The cdf of a random variable $X$ is given by the following.
\[ F_X(x) = \begin{cases} 0 & x < 0\\\\ \frac x2 & x \in [0,1)\\\\ \frac 23 & x \in [1,2)\\\\ \frac{11}{12} & x \in [2,3) \\\\ 1 & x \ge 3 \end{cases} \] How do I calculate the expectation of the random variable $X$?
$$\int_0^\infty (1 - F(x))\ dx$$
You can come up with a piecewise defined density function by differentiating, but that fails to account for the jump discontinuities at $x=1$, $x=2$, and $x=3$. You get $$ f(x) = 1/2\text{ if }1<x<2\text{ and }f(x)=0\text{ elsewhere}. $$ Calling the random variable (capital) $X$, we then have $$ \begin{cases} \Pr(X\in A) = \int_A \frac12\ dx & \text{if }A\subseteq[0,1), \\[8pt] \Pr(X=1) = 1/6, \\[8pt] \Pr(X=2) = 1/4, \\[8pt] \Pr(X=3) = 1/12. \end{cases} $$ The expected value is then $$ \int_0^1 x\frac12\, dx + 1\cdot\frac16 + 2\cdot\frac14+3\cdot\frac{1}{12}. $$ This is somewhat pedestrian, but it has this advantage over Robert Israel's answer: the method still works even for random variables that can be negative.

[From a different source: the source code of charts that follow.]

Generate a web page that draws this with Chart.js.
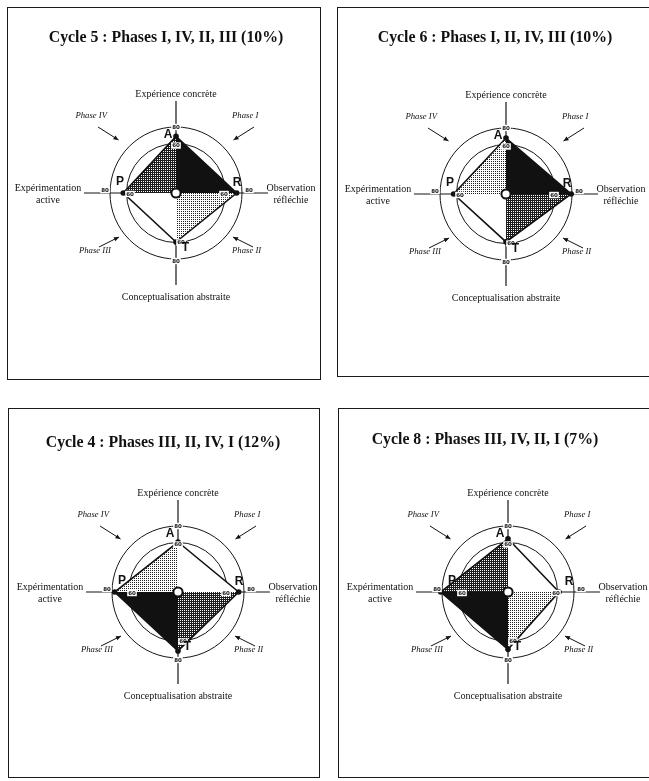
<!DOCTYPE html>
<html><head><meta charset="utf-8">
<script src="https://cdn.jsdelivr.net/npm/chart.js@4.4.1/dist/chart.umd.min.js"></script>
<style>
html,body{margin:0;padding:0;background:#fff;}
body{width:649px;height:781px;overflow:hidden;position:relative;}
.box{position:absolute;border:1px solid #1a1a1a;box-sizing:border-box;}
canvas{position:absolute;}
.title{position:absolute;font-family:'Liberation Serif',serif;font-weight:bold;font-size:15.8px;white-space:nowrap;transform:translate(-50%,-50%);color:#111;}
</style></head>
<body>
<script>
// ---- data ----
const axisLabels = [['Expérience concrète'], ['Observation', 'réfléchie'], ['Conceptualisation abstraite'], ['Expérimentation', 'active']];
const pointLetters = ['A', 'R', 'T', 'P'];
const phaseNames = ['Phase I', 'Phase II', 'Phase III', 'Phase IV'];
const ringTicks = [60, 80];
const cycleTitles = ['Cycle 5 : Phases I, IV, II, III (10%)', 'Cycle 6 : Phases I, II, IV, III (10%)', 'Cycle 4 : Phases III, II, IV, I (12%)', 'Cycle 8 : Phases III, IV, II, I (7%)'];
const cycle5Values = [68.6, 73.5, 59.4, 63.9];
const cycle6Values = [67.9, 79.0, 58.0, 63.5];
const cycle4Values = [60.6, 73.5, 71.5, 76.8];
const cycle8Values = [64.6, 61.8, 69.5, 81.6];
const cycle5Order = [1, 4, 2, 3];
const cycle6Order = [1, 2, 4, 3];
const cycle4Order = [3, 2, 4, 1];
const cycle8Order = [3, 4, 2, 1];

// ---- layout ----
const panelLayout = [
  {x: 7, y: 7, w: 314, h: 373, cx: 176, cy: 193, tx: 166, ty: 37},
  {x: 337, y: 7, w: 318, h: 370, cx: 506, cy: 194, tx: 495, ty: 37},
  {x: 8, y: 408, w: 312, h: 370, cx: 178, cy: 592, tx: 163, ty: 442},
  {x: 338, y: 408, w: 318, h: 370, cx: 508, cy: 592, tx: 485, ty: 439}
];
const cycles = [
  {title: cycleTitles[0], values: cycle5Values, order: cycle5Order},
  {title: cycleTitles[1], values: cycle6Values, order: cycle6Order},
  {title: cycleTitles[2], values: cycle4Values, order: cycle4Order},
  {title: cycleTitles[3], values: cycle8Values, order: cycle8Order}
];
const AXIS_LEN = 92, OUTER_PX = 66;
const scaleMax = ringTicks[ringTicks.length - 1] * AXIS_LEN / OUTER_PX;

function makePattern(ctx, bg, fg) {
  const c = document.createElement('canvas'); c.width = 2; c.height = 2;
  const g = c.getContext('2d');
  g.fillStyle = bg; g.fillRect(0, 0, 2, 2);
  g.fillStyle = fg; g.fillRect(0, 0, 1, 1);
  return ctx.createPattern(c, 'repeat');
}

function tickBox(ctx, x, y, text) {
  ctx.font = 'bold 5.5px "DejaVu Sans"';
  const w = ctx.measureText(text).width + 2;
  ctx.fillStyle = '#fff';
  ctx.fillRect(x - w / 2, y - 3.2, w, 6.4);
  ctx.fillStyle = '#111';
  ctx.textAlign = 'center'; ctx.textBaseline = 'middle';
  ctx.fillText(text, x, y + 0.3);
}

function arrow(ctx, x1, y1, x2, y2) {
  ctx.strokeStyle = '#111'; ctx.fillStyle = '#111'; ctx.lineWidth = 1;
  ctx.beginPath(); ctx.moveTo(x1, y1); ctx.lineTo(x2, y2); ctx.stroke();
  const a = Math.atan2(y2 - y1, x2 - x1), L = 5, W = 2.2;
  ctx.beginPath();
  ctx.moveTo(x2, y2);
  ctx.lineTo(x2 - L * Math.cos(a) + W * Math.sin(a), y2 - L * Math.sin(a) - W * Math.cos(a));
  ctx.lineTo(x2 - L * Math.cos(a) - W * Math.sin(a), y2 - L * Math.sin(a) + W * Math.cos(a));
  ctx.closePath(); ctx.fill();
}

const decor = {
  id: 'decor',
  afterDatasetsDraw(chart) {
    const s = chart.scales.r, ctx = chart.ctx;
    const cx = s.xCenter, cy = s.yCenter;
    const k = s.getDistanceFromCenterForValue(ringTicks[1]) / OUTER_PX;
    ctx.save();
    // ring tick labels on each axis
    const outerOff = [[0, 0], [7, -3], [0, 2], [-5, -3]];
    const innerOff = [[0, 2], [-1.5, 1], [5, 0], [3.5, 1]];
    for (let i = 0; i < 4; i++) {
      const po = s.getPointPositionForValue(i, ringTicks[1]);
      tickBox(ctx, po.x + outerOff[i][0], po.y + outerOff[i][1], String(ringTicks[1]));
      const pi = s.getPointPositionForValue(i, ringTicks[0]);
      tickBox(ctx, pi.x + innerOff[i][0], pi.y + innerOff[i][1], String(ringTicks[0]));
    }
    // centre O
    ctx.beginPath(); ctx.arc(cx, cy, 4.6, 0, Math.PI * 2);
    ctx.fillStyle = '#fff'; ctx.fill(); ctx.lineWidth = 2; ctx.strokeStyle = '#111'; ctx.stroke();
    // letters
    const letterPos = [[-8, -58.5], [61, -10.5], [9.5, 55], [-56, -11.5]];
    ctx.font = 'bold 12px "Liberation Sans"';
    ctx.fillStyle = '#111'; ctx.textAlign = 'center'; ctx.textBaseline = 'middle';
    pointLetters.forEach((L, i) => ctx.fillText(L, cx + letterPos[i][0] * k, cy + letterPos[i][1] * k));
    // axis labels
    ctx.font = '10px "Liberation Serif"';
    const labelPos = [[0, -99], [115, -5], [0, 104], [-128, -5]];
    axisLabels.forEach((lines, i) => {
      lines.forEach((t, j) => ctx.fillText(t, cx + labelPos[i][0], cy + labelPos[i][1] + j * 12.5));
    });
    // phase labels and arrows
    ctx.font = 'italic 8.7px "Liberation Serif"';
    const phaseText = [[56, -77, 'left'], [56, 58, 'left'], [-65, 58, 'right'], [-69, -77, 'right']];
    const phaseArrow = [[78, -66, 57.5, -53], [77, 54, 57, 44], [-77, 54, -57, 44], [-78, -66, -57.5, -53]];
    phaseNames.forEach((n, i) => {
      ctx.textAlign = phaseText[i][2];
      ctx.fillStyle = '#111';
      ctx.fillText(n, cx + phaseText[i][0] * k, cy + phaseText[i][1] * k);
      const a = phaseArrow[i];
      arrow(ctx, cx + a[0] * k, cy + a[1] * k, cx + a[2] * k, cy + a[3] * k);
    });
    ctx.restore();
  }
};

panelLayout.forEach((L, idx) => {
  const cyc = cycles[idx];
  const box = document.createElement('div');
  box.className = 'box';
  Object.assign(box.style, {left: L.x + 'px', top: L.y + 'px', width: L.w + 'px', height: L.h + 'px'});
  document.body.appendChild(box);
  const cv = document.createElement('canvas');
  cv.width = L.w; cv.height = L.h;
  Object.assign(cv.style, {left: L.x + 'px', top: L.y + 'px', width: L.w + 'px', height: L.h + 'px'});
  document.body.appendChild(cv);
  const t = document.createElement('div');
  t.className = 'title'; t.textContent = cyc.title;
  Object.assign(t.style, {left: L.tx + 'px', top: L.ty + 'px'});
  document.body.appendChild(t);

  const ctx = cv.getContext('2d');
  const fills = [
    '#111111',
    makePattern(ctx, '#1c1c1c', '#ffffff'),
    makePattern(ctx, '#ffffff', '#222222'),
    '#ffffff'
  ];
  const datasets = [{
    data: cyc.values, fill: false, borderColor: '#111', borderWidth: 1.6,
    pointRadius: 2.8, pointBackgroundColor: '#111', pointBorderWidth: 0
  }];
  for (let p = 0; p < 4; p++) {
    const d = [0, 0, 0, 0];
    d[p] = cyc.values[p];
    d[(p + 1) % 4] = cyc.values[(p + 1) % 4];
    const rank = cyc.order.indexOf(p + 1);
    datasets.push({data: d, fill: true, backgroundColor: fills[rank], borderColor: 'rgba(0,0,0,0)', borderWidth: 0, pointRadius: 0});
  }
  new Chart(ctx, {
    type: 'radar',
    data: {labels: axisLabels.map(a => a.join(' ')), datasets},
    options: {
      responsive: false, animation: false, devicePixelRatio: 1,
      layout: {padding: {left: L.cx - L.x - AXIS_LEN, right: L.x + L.w - L.cx - AXIS_LEN, top: L.cy - L.y - AXIS_LEN, bottom: L.y + L.h - L.cy - AXIS_LEN}},
      plugins: {legend: {display: false}, tooltip: {enabled: false}, title: {display: false}},
      elements: {line: {tension: 0}},
      scales: {
        r: {
          min: 0, max: scaleMax,
          afterBuildTicks: (sc) => { sc.ticks = [0].concat(ringTicks).map(v => ({value: v})); },
          ticks: {display: false},
          pointLabels: {display: false},
          grid: {circular: true, color: '#151515', lineWidth: 1},
          angleLines: {display: true, color: '#151515', lineWidth: 1.2}
        }
      }
    },
    plugins: [decor]
  });
});
</script>
</body></html>
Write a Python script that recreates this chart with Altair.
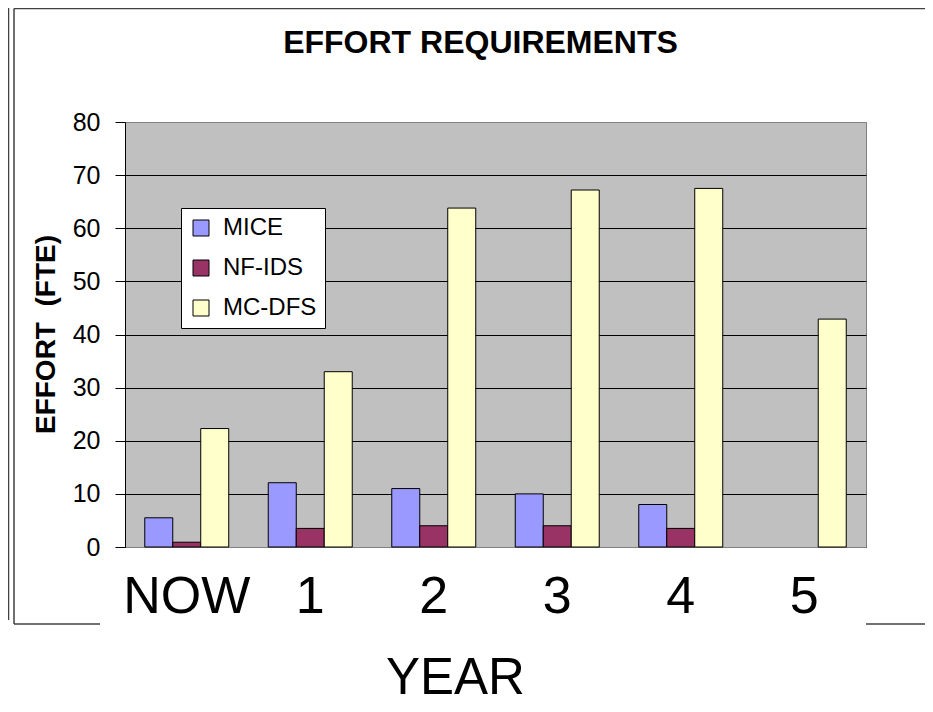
import altair as alt
import pandas as pd

years = ["NOW", "1", "2", "3", "4", "5"]
series = ["MICE", "NF-IDS", "MC-DFS"]
colors = ["#9999FF", "#993366", "#FFFFCC"]
mice = [5.5, 12.1, 11.0, 10.0, 8.0, None]
nf_ids = [0.9, 3.5, 4.0, 4.0, 3.5, None]
mc_dfs = [22.3, 33.0, 63.8, 67.2, 67.5, 42.9]
y_ticks = [0, 10, 20, 30, 40, 50, 60, 70, 80]
chart_title = "EFFORT REQUIREMENTS"

rows = []
for name, vals in zip(series, [mice, nf_ids, mc_dfs]):
    for yr, v in zip(years, vals):
        if v is not None:
            rows.append({"year": yr, "series": name, "value": v})
df = pd.DataFrame(rows)

FONT = "Liberation Sans"

bars = alt.Chart(df).mark_bar(stroke="black", strokeWidth=1).encode(
    x=alt.X(
        "year:N",
        sort=years,
        scale=alt.Scale(paddingInner=0.32, paddingOuter=0.16),
        axis=alt.Axis(
            title="YEAR",
            titleFont=FONT,
            titleFontSize=51,
            titleFontWeight="normal",
            titleColor="black",
            titleX=330,
            titleY=146,
            titleAlign="center",
            titleBaseline="alphabetic",
            labelFont=FONT,
            labelFontSize=52,
            labelColor="black",
            labelAngle=0,
            labelBaseline="alphabetic",
            labelPadding=65,
            ticks=False,
            tickSize=0,
            domainColor="#808080",
        ),
    ),
    xOffset=alt.XOffset("series:N", sort=series,
                        scale=alt.Scale(paddingInner=0, paddingOuter=0)),
    y=alt.Y(
        "value:Q",
        scale=alt.Scale(domain=[0, 80], nice=False),
        axis=alt.Axis(
            values=y_ticks,
            title="EFFORT \u00a0(FTE)",
            titleFont=FONT,
            titleFontSize=28,
            titleFontWeight="bold",
            titleColor="black",
            titleX=-71,
            titleY=212,
            titleAlign="center",
            titleBaseline="alphabetic",
            titleAngle=270,
            labelFont=FONT,
            labelFontSize=25,
            labelColor="black",
            labelPadding=15,
            tickSize=10,
            tickColor="black",
            domainColor="black",
            grid=True,
            gridColor=alt.condition("datum.value == 80", alt.value("#808080"), alt.value("black")),
            gridOpacity=1,
        ),
    ),
    color=alt.Color(
        "series:N",
        sort=series,
        scale=alt.Scale(domain=series, range=colors),
        legend=alt.Legend(
            title=None,
            orient="none",
            legendX=56,
            legendY=86,
            fillColor="white",
            strokeColor="black",
            padding=8,
            symbolType="square",
            symbolSize=256,
            symbolStrokeColor="black",
            symbolStrokeWidth=1,
            symbolOpacity=1,
            labelFont=FONT,
            labelFontSize=24,
            labelColor="black",
            labelOffset=10,
            rowPadding=16,
        ),
    ),
)

one = pd.DataFrame({"k": [0]})
LINE = "#404040"

def rule(x, x2, y, y2):
    return alt.Chart(one).mark_rule(color=LINE, strokeWidth=1.5).encode(
        x=alt.value(x), x2=alt.value(x2), y=alt.value(y), y2=alt.value(y2)
    )

frame = [
    rule(-111, -111, -113.5, 502),
    rule(-116.5, -116.5, -114, 498),
    rule(-111, 800, -113.5, -113.5),
    rule(-111, -25, 502, 502),
    rule(741, 800, 502, 502),
]

title = alt.Chart(one).mark_text(
    text=chart_title,
    font=FONT,
    fontSize=32,
    fontWeight="bold",
    color="black",
    align="center",
    baseline="alphabetic",
).encode(x=alt.value(355.5), y=alt.value(-69))

chart = alt.layer(bars, *frame, title).properties(
    width=741,
    height=425,
    autosize=alt.AutoSizeParams(type="none"),
    padding={"left": 117, "top": 114, "right": 59, "bottom": 157},
    background="white",
).configure_view(fill="#C0C0C0", stroke="#808080")

chart.save("out.html", embed_options={"renderer": "svg", "actions": False})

There is another, definitely less good way, to find the expectation. Let us analyze the distribution of the random variable $X$. The part before $0$ is harmless.
For $0\le x\lt 1$, the cumulative distribution function is $x/2$, nice and familiar, the density function is the derivative of the the cdf, which is $1/2$.
At $1$, and all the way up to but not including $2$, the cdf is $2/3$. So there is a sudden jump at $x=1$. As we approach $1$ from the left, the cdf approaches $1/2$, but all of a sudden it is $2/3$ at $1$, and then stays at that all the way to, but not including $2$. What that means is that there is a discrete "weight" of $2/3-1/2$ at $x=1$: $\Pr(X=1)=2/3-1/2=1/6$.
The cdf takes another sudden jump to $11/12$ at $2$. That means we have a weight of $11/12-2/3$, that is, $3/12$, at $x=2$.
Finally, there is another weight of $1/12$ at $x=3$.
To sum up, this is a mixed continuous-discrete situation: there is a continuous uniform distribution, density $1/2$, between $0$ and $1$. In addition, $\Pr(X=1)=1/6$, $\Pr(X=2)=3/12$, and $\Pr(X=3)=1/12$. The moment about the origin (mean) is therefore $$\int_0^1 x\cdot\frac{1}{2}\,dx+ 1\cdot\frac{1}{6}+2\cdot \frac{3}{12}+3\cdot \frac{1}{12}.$$
I think this simplifies to $\dfrac{7}{6}$. You might want to compare that with the result you get from doing it the full integration way. The latter approach is the one you should become comfortable with.